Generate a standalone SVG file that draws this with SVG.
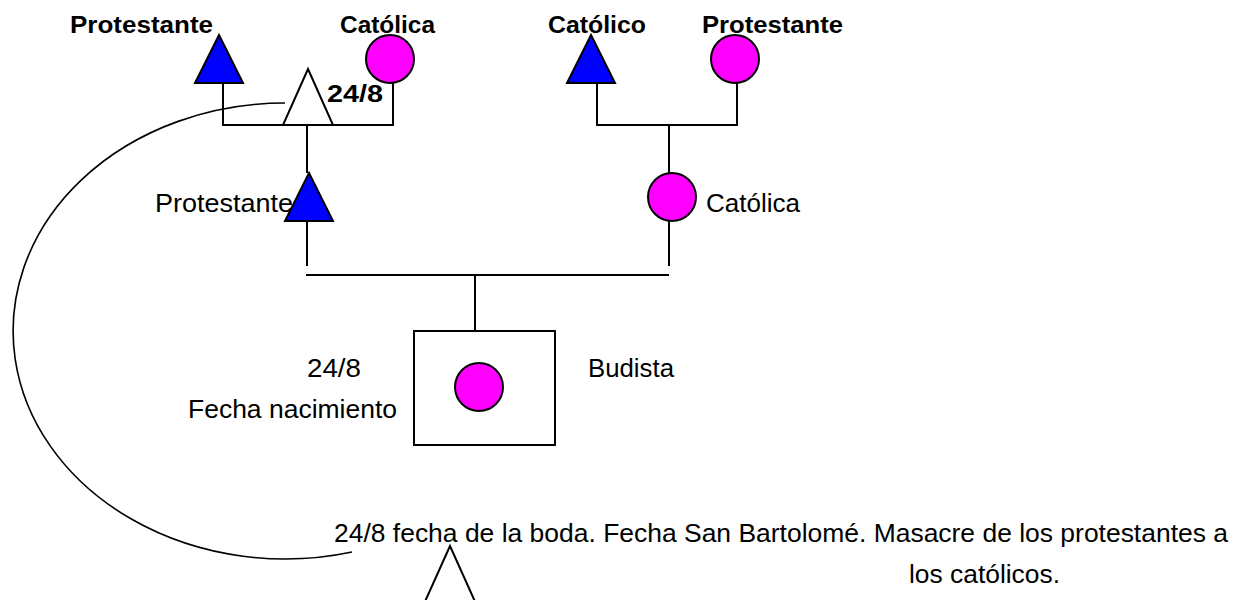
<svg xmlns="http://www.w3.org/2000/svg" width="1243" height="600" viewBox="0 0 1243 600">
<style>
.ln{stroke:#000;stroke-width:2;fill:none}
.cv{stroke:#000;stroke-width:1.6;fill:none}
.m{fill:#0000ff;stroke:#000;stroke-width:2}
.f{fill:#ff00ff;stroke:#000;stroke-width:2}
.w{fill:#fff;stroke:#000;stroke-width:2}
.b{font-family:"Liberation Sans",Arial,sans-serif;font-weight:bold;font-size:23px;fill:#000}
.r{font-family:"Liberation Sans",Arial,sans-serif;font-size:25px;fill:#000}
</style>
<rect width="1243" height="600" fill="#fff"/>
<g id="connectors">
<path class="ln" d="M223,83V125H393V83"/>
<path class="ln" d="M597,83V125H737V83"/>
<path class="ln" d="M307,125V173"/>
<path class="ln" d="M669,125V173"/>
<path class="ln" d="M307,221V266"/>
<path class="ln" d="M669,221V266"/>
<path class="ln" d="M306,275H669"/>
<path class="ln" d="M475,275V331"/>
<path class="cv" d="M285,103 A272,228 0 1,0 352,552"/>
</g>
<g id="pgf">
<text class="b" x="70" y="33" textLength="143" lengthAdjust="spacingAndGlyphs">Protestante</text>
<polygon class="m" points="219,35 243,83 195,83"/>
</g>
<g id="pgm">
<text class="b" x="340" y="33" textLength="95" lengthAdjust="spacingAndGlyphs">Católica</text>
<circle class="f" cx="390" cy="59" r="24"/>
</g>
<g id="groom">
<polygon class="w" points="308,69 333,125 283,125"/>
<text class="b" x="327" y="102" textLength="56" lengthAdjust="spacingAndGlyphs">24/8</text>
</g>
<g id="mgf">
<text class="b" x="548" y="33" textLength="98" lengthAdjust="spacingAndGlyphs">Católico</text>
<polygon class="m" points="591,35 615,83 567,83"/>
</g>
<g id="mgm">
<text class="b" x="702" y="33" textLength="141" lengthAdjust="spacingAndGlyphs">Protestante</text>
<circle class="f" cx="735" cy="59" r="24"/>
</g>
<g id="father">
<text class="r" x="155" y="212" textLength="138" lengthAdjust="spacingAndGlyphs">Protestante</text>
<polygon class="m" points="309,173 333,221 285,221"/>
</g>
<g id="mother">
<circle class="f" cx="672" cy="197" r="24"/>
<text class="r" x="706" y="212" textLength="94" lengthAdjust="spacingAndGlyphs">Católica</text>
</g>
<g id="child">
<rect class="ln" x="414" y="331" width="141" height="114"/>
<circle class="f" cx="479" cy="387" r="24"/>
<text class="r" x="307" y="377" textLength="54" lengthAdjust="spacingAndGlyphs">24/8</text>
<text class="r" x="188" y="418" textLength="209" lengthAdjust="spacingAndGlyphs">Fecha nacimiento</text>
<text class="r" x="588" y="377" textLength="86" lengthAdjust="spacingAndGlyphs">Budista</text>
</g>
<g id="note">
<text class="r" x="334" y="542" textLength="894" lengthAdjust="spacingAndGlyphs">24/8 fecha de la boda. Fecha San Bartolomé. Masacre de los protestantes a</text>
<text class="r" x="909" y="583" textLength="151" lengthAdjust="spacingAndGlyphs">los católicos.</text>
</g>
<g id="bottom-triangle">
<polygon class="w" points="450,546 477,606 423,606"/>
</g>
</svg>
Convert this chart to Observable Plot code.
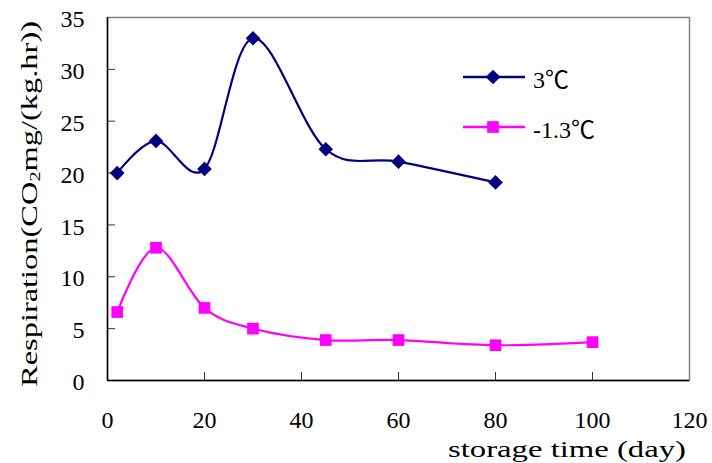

- [Written task]: The material above holds pictures; copy everything else in it exactly.

- [Answer to this exercise]:
Generate a standalone SVG file that draws this with SVG.
<svg xmlns="http://www.w3.org/2000/svg" width="1243" height="600" viewBox="0 0 1243 600">
<style>
.ln{stroke:#000;stroke-width:2;fill:none}
.cv{stroke:#000;stroke-width:1.6;fill:none}
.m{fill:#0000ff;stroke:#000;stroke-width:2}
.f{fill:#ff00ff;stroke:#000;stroke-width:2}
.w{fill:#fff;stroke:#000;stroke-width:2}
.b{font-family:"Liberation Sans",Arial,sans-serif;font-weight:bold;font-size:23px;fill:#000}
.r{font-family:"Liberation Sans",Arial,sans-serif;font-size:25px;fill:#000}
</style>
<rect width="1243" height="600" fill="#fff"/>
<g id="connectors">
<path class="ln" d="M223,83V125H393V83"/>
<path class="ln" d="M597,83V125H737V83"/>
<path class="ln" d="M307,125V173"/>
<path class="ln" d="M669,125V173"/>
<path class="ln" d="M307,221V266"/>
<path class="ln" d="M669,221V266"/>
<path class="ln" d="M306,275H669"/>
<path class="ln" d="M475,275V331"/>
<path class="cv" d="M285,103 A272,228 0 1,0 352,552"/>
</g>
<g id="pgf">
<text class="b" x="70" y="33" textLength="143" lengthAdjust="spacingAndGlyphs">Protestante</text>
<polygon class="m" points="219,35 243,83 195,83"/>
</g>
<g id="pgm">
<text class="b" x="340" y="33" textLength="95" lengthAdjust="spacingAndGlyphs">Católica</text>
<circle class="f" cx="390" cy="59" r="24"/>
</g>
<g id="groom">
<polygon class="w" points="308,69 333,125 283,125"/>
<text class="b" x="327" y="102" textLength="56" lengthAdjust="spacingAndGlyphs">24/8</text>
</g>
<g id="mgf">
<text class="b" x="548" y="33" textLength="98" lengthAdjust="spacingAndGlyphs">Católico</text>
<polygon class="m" points="591,35 615,83 567,83"/>
</g>
<g id="mgm">
<text class="b" x="702" y="33" textLength="141" lengthAdjust="spacingAndGlyphs">Protestante</text>
<circle class="f" cx="735" cy="59" r="24"/>
</g>
<g id="father">
<text class="r" x="155" y="212" textLength="138" lengthAdjust="spacingAndGlyphs">Protestante</text>
<polygon class="m" points="309,173 333,221 285,221"/>
</g>
<g id="mother">
<circle class="f" cx="672" cy="197" r="24"/>
<text class="r" x="706" y="212" textLength="94" lengthAdjust="spacingAndGlyphs">Católica</text>
</g>
<g id="child">
<rect class="ln" x="414" y="331" width="141" height="114"/>
<circle class="f" cx="479" cy="387" r="24"/>
<text class="r" x="307" y="377" textLength="54" lengthAdjust="spacingAndGlyphs">24/8</text>
<text class="r" x="188" y="418" textLength="209" lengthAdjust="spacingAndGlyphs">Fecha nacimiento</text>
<text class="r" x="588" y="377" textLength="86" lengthAdjust="spacingAndGlyphs">Budista</text>
</g>
<g id="note">
<text class="r" x="334" y="542" textLength="894" lengthAdjust="spacingAndGlyphs">24/8 fecha de la boda. Fecha San Bartolomé. Masacre de los protestantes a</text>
<text class="r" x="909" y="583" textLength="151" lengthAdjust="spacingAndGlyphs">los católicos.</text>
</g>
<g id="bottom-triangle">
<polygon class="w" points="450,546 477,606 423,606"/>
</g>
</svg>
Convert this chart to Observable Plot code.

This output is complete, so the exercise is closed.